In the first case study, a mid-sized wealth manager was able to achieve an overall reduction of 25% in operating expenses through platform outsourcing. This was made possible by moving a significant portion of its middle-office and operational applications from the legacy tech stack to an end-to-end wealth platform, the report says.
In the second case study, a large-scale European wealth manager achieved a more streamlined operating model and captured a higher share of discretionary management fees by migrating to an open wealth platform and leveraging model portfolio services. The platform allowed the firm to witness a significant uplift in pretax profit driven by an increase of over 50% in net asset inflows per advisor in the first two years following the program launch, the report says.
Finally, in the last case study, a global asset manager was able to launch a direct-to-consumer offering in a new market in under two years by leveraging an end-to-end platform. The app-based digital investing proposition included both an option for self-directed fund trading as well as a managed portfolio account based on simple profiling and strategy selection.
Wealth and asset management firms have increased their investment in technology considerably over the past years and will continue to invest heavily in digital capabilities and infrastructure enhancement efforts.
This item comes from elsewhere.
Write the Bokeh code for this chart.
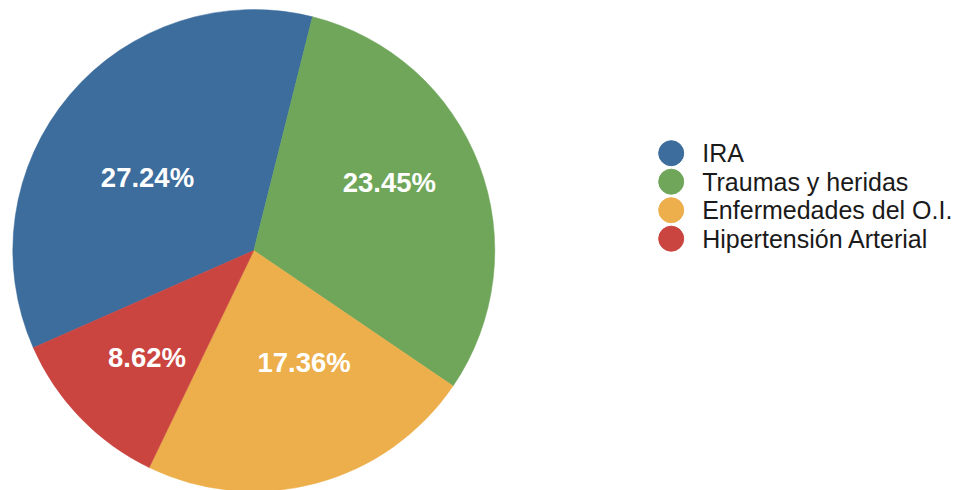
import math
from bokeh.plotting import figure
from bokeh.models import ColumnDataSource
from bokeh.core.properties import value
from bokeh.embed import file_html
from bokeh.resources import INLINE

# ---- data ----
categories = ["IRA", "Traumas y heridas", "Enfermedades del O.I.", "Hipertensión Arterial"]
percent_values = [27.24, 23.45, 17.36, 8.62]
slice_colors = ["#3c6d9c", "#6fa65a", "#edaf4b", "#ca4440"]

# ---- layout (pixels) ----
W, H = 959, 490
CX, CY = 253.3, H - 250.0
R = 241.0
START_DEG = 246.2          # clockwise from 12 o'clock, start of first slice
LABEL_R = 145.0
label_nudges = [(4.5, -20.6), (0.0, 16.5), (12.7, 28.5), (-2.6, -6.3)]

total = sum(percent_values)
starts, ends, lx, ly = [], [], [], []
acc = START_DEG
for i, v in enumerate(percent_values):
    span = v / total * 360.0
    a0, a1 = acc, acc + span
    starts.append(math.radians(90 - a0))
    ends.append(math.radians(90 - a1))
    mid = math.radians((a0 + a1) / 2)
    lx.append(CX + LABEL_R * math.sin(mid) + label_nudges[i][0])
    ly.append(CY + LABEL_R * math.cos(mid) + label_nudges[i][1])
    acc = a1

src = ColumnDataSource(dict(
    cat=categories, start=starts, end=ends, color=slice_colors,
    lx=lx, ly=ly, label=[f"{v:.2f}%" for v in percent_values],
))

p = figure(width=W, height=H, x_range=(0, W), y_range=(0, H),
           output_backend="svg", toolbar_location=None, min_border=0)
p.axis.visible = False
p.grid.visible = False
p.outline_line_color = None
p.background_fill_color = "white"

p.wedge(x=CX, y=CY, radius=R, start_angle="start", end_angle="end",
        direction="clock", fill_color="color", line_color="color",
        line_width=0.5, source=src)

p.text(x="lx", y="ly", text="label", source=src, text_color="white",
       text_font=value("Liberation Sans"), text_font_style="bold",
       text_font_size="27.5px", text_align="center", text_baseline="middle")

# legend
LEG_X, LEG_Y0, LEG_STEP = 670.7, H - 152.7, 28.5
leg_y = [LEG_Y0 - i * LEG_STEP for i in range(len(categories))]
leg_src = ColumnDataSource(dict(y=leg_y, cat=categories, color=slice_colors))
p.scatter(x=LEG_X, y="y", size=25, marker="circle", fill_color="color",
          line_color="color", source=leg_src)
p.text(x=LEG_X + 31, y="y", text="cat", source=leg_src, text_color="#1a1a1a",
       text_font=value("Liberation Sans"), text_font_size="25px",
       text_align="left", text_baseline="middle")

open("out.html", "w").write(file_html(p, INLINE))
A survey of 500 wealth and asset management firms conducted in 2021 by think tank and economic research firm ThoughtLab found that while total IT spending made up for 6.9% of total revenue in 2021, that proposition is expected to increase by 1.5 percentage points to 8.4% by 2023.
Companies will continue to invest in all core technologies, the study found, with the biggest increase expected for artificial intelligence (AI) and machine learning (ML), open platforms and API architecture, and no-code/low-code platforms.